* PROBLEM
Can you set down, exactly as they appear below, the lines from the opening of the material through the one bearing "var tEnd = 400;", minus the pictures?

* SOURCE MATERIAL
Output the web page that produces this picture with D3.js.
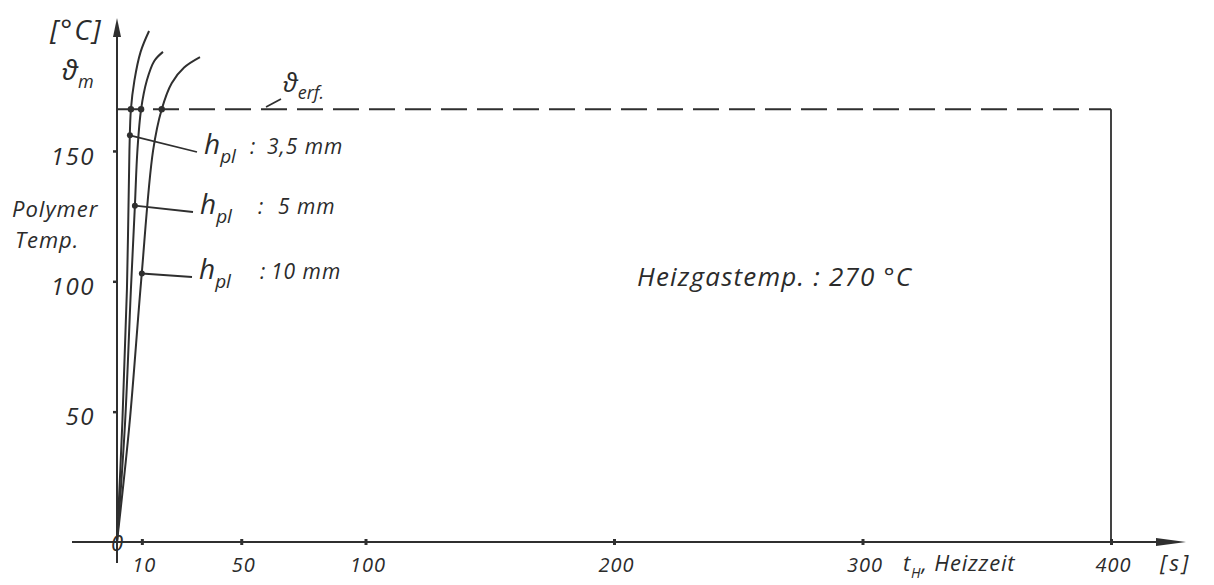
<!DOCTYPE html>
<html>
<head>
<meta charset="utf-8">
<script src="https://cdn.jsdelivr.net/npm/d3@7"></script>
<style>
  body { margin: 0; background: #fff; }
  svg text { font-family: "Open Sans", "DejaVu Sans", sans-serif; font-style: italic; fill: #2b2b2b; }
</style>
</head>
<body>
<svg id="chart" width="1214" height="585"></svg>
<script>
// heating time [s] vs polymer temperature [°C]
var xTicks = [10, 50, 100, 200, 300, 400];
var yTicks = [50, 100, 150];
var tErf = 166;      // required temperature (dashed line)
var tEnd = 400;      // end of the time window

var names = ["3,5 mm", "5 mm", "10 mm"];
var curve35 = [[0,0],[2.2,47],[4,97],[5,150],[5.6,166],[7,177],[9.5,188],[12.9,196]];
var curve5  = [[0,0],[3.2,45],[5.6,97],[7.2,129],[8.2,150],[9.7,166],[12,177],[15,184.5],[18.5,188]];
var curve10 = [[0,0],[5,45],[9.7,100],[14.5,150],[18,166],[22,176],[27,182],[33.4,186]];
var erfHits = [5.6, 9.7, 18];                 // where each curve meets the dashed line
var labelPts = [[5.2,156],[7.2,129],[10,103]]; // points the labels point at

var ink = "#2f2f2f";
var svg = d3.select("#chart");

var x = d3.scaleLinear().domain([0, 400]).range([117, 1111]);
var y = d3.scaleLinear().domain([0, 200]).range([542, 20.6]);

// axes ---------------------------------------------------------------
var xAxis = svg.append("g")
    .attr("transform", "translate(0," + y(0) + ")")
    .call(d3.axisBottom(x).tickValues(xTicks).tickSize(3).tickPadding(13));
xAxis.select(".domain").remove();
xAxis.selectAll(".tick line").attr("y1", -3).attr("y2", 3).attr("stroke", ink).attr("stroke-width", 3);
xAxis.selectAll(".tick text").attr("font-size", 20).attr("dx", 2).attr("letter-spacing", 1);

var yAxis = svg.append("g")
    .attr("transform", "translate(" + x(0) + ",0)")
    .call(d3.axisLeft(y).tickValues(yTicks).tickSize(4).tickPadding(18));
yAxis.select(".domain").remove();
yAxis.selectAll(".tick line").attr("x1", -4).attr("x2", 1).attr("stroke", ink).attr("stroke-width", 2.5);
yAxis.selectAll(".tick text").attr("font-size", 24).attr("dy", "0.55em").attr("letter-spacing", 1.5);
svg.selectAll(".tick text").attr("font-family", null).style("fill", "#2b2b2b");

// axis lines with arrows
svg.append("line").attr("x1", 72).attr("x2", 1160).attr("y1", y(0)).attr("y2", y(0))
    .attr("stroke", ink).attr("stroke-width", 2);
svg.append("path").attr("d", "M1186," + y(0) + "L1156," + (y(0) - 4) + "L1156," + (y(0) + 4) + "Z")
    .attr("fill", ink);
svg.append("line").attr("x1", x(0)).attr("x2", x(0)).attr("y1", 563).attr("y2", 34)
    .attr("stroke", ink).attr("stroke-width", 2);
svg.append("path").attr("d", "M" + x(0) + ",18L" + (x(0) - 4) + ",37L" + (x(0) + 4) + ",37Z")
    .attr("fill", ink);

svg.append("text").attr("x", x(0)).attr("y", y(0)).attr("text-anchor", "middle")
    .attr("dominant-baseline", "central").attr("font-size", 22).text("0");

// required temperature and end of window
svg.append("line").attr("x1", x(0)).attr("x2", x(tEnd)).attr("y1", y(tErf)).attr("y2", y(tErf))
    .attr("stroke", ink).attr("stroke-width", 2).attr("stroke-dasharray", "26,10");
svg.append("line").attr("x1", x(tEnd)).attr("x2", x(tEnd)).attr("y1", y(tErf)).attr("y2", y(0))
    .attr("stroke", ink).attr("stroke-width", 1.8);

// curves -------------------------------------------------------------
var line = d3.line().x(function(d){ return x(d[0]); }).y(function(d){ return y(d[1]); })
    .curve(d3.curveCatmullRom.alpha(0.5));
[curve35, curve5, curve10].forEach(function(c){
  svg.append("path").attr("d", line(c)).attr("fill", "none")
      .attr("stroke", ink).attr("stroke-width", 2);
});

erfHits.forEach(function(t){
  svg.append("circle").attr("cx", x(t)).attr("cy", y(tErf)).attr("r", 3.2).attr("fill", ink);
});

// labels with leader lines
var labelAt = [[197, 152], [193, 212], [192, 277]];
var colonX = [250, 258, 260];
var nameX = [267, 278, 271];
labelPts.forEach(function(p, i){
  svg.append("circle").attr("cx", x(p[0])).attr("cy", y(p[1])).attr("r", 3).attr("fill", ink);
  svg.append("line").attr("x1", x(p[0])).attr("y1", y(p[1]))
      .attr("x2", labelAt[i][0]).attr("y2", labelAt[i][1])
      .attr("stroke", ink).attr("stroke-width", 1.8);
  var t = svg.append("text").attr("x", labelAt[i][0] + 7).attr("y", labelAt[i][1] + 2);
  t.append("tspan").attr("font-size", 28).text("h");
  t.append("tspan").attr("font-size", 19).attr("dy", 9).text("pl");
  t.append("tspan").attr("font-size", 21).attr("dy", -9).attr("x", colonX[i]).text(":");
  t.append("tspan").attr("font-size", 21).attr("x", nameX[i]).attr("letter-spacing", 1).text(names[i]);
});

// text ---------------------------------------------------------------
svg.append("text").attr("x", 50).attr("y", 40).attr("font-size", 28).attr("letter-spacing", 2).text("[°C]");
var th = svg.append("text").attr("x", 62).attr("y", 80);
th.append("tspan").attr("font-size", 28).text("ϑ");
th.append("tspan").attr("font-size", 18).attr("dy", 8).text("m");

svg.append("text").attr("x", 12).attr("y", 217).attr("font-size", 22).attr("letter-spacing", 1).text("Polymer");
svg.append("text").attr("x", 15).attr("y", 248).attr("font-size", 22).attr("letter-spacing", 1).text("Temp.");

svg.append("line").attr("x1", 266).attr("y1", 107).attr("x2", 281).attr("y2", 99)
    .attr("stroke", ink).attr("stroke-width", 1.6);
var te = svg.append("text").attr("x", 283).attr("y", 92);
te.append("tspan").attr("font-size", 26).text("ϑ");
te.append("tspan").attr("font-size", 18).attr("dy", 7).text("erf.");

svg.append("text").attr("x", 637).attr("y", 286).attr("font-size", 26).attr("letter-spacing", 1.2)
    .text("Heizgastemp. : 270 °C");

var tl = svg.append("text").attr("x", 903).attr("y", 571).attr("font-size", 22).attr("letter-spacing", 0.8);
tl.append("tspan").text("t");
tl.append("tspan").attr("font-size", 14).attr("dy", 7).text("H");
tl.append("tspan").attr("dy", -7).text(", Heizzeit");
svg.append("text").attr("x", 1160).attr("y", 571).attr("font-size", 22).attr("letter-spacing", 3).text("[s]");
</script>
</body>
</html>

* EXERCISE RESULT
Output the web page that produces this picture with D3.js.
<!DOCTYPE html>
<html>
<head>
<meta charset="utf-8">
<script src="https://cdn.jsdelivr.net/npm/d3@7"></script>
<style>
  body { margin: 0; background: #fff; }
  svg text { font-family: "Open Sans", "DejaVu Sans", sans-serif; font-style: italic; fill: #2b2b2b; }
</style>
</head>
<body>
<svg id="chart" width="1214" height="585"></svg>
<script>
// heating time [s] vs polymer temperature [°C]
var xTicks = [10, 50, 100, 200, 300, 400];
var yTicks = [50, 100, 150];
var tErf = 166;      // required temperature (dashed line)
var tEnd = 400;      // end of the time window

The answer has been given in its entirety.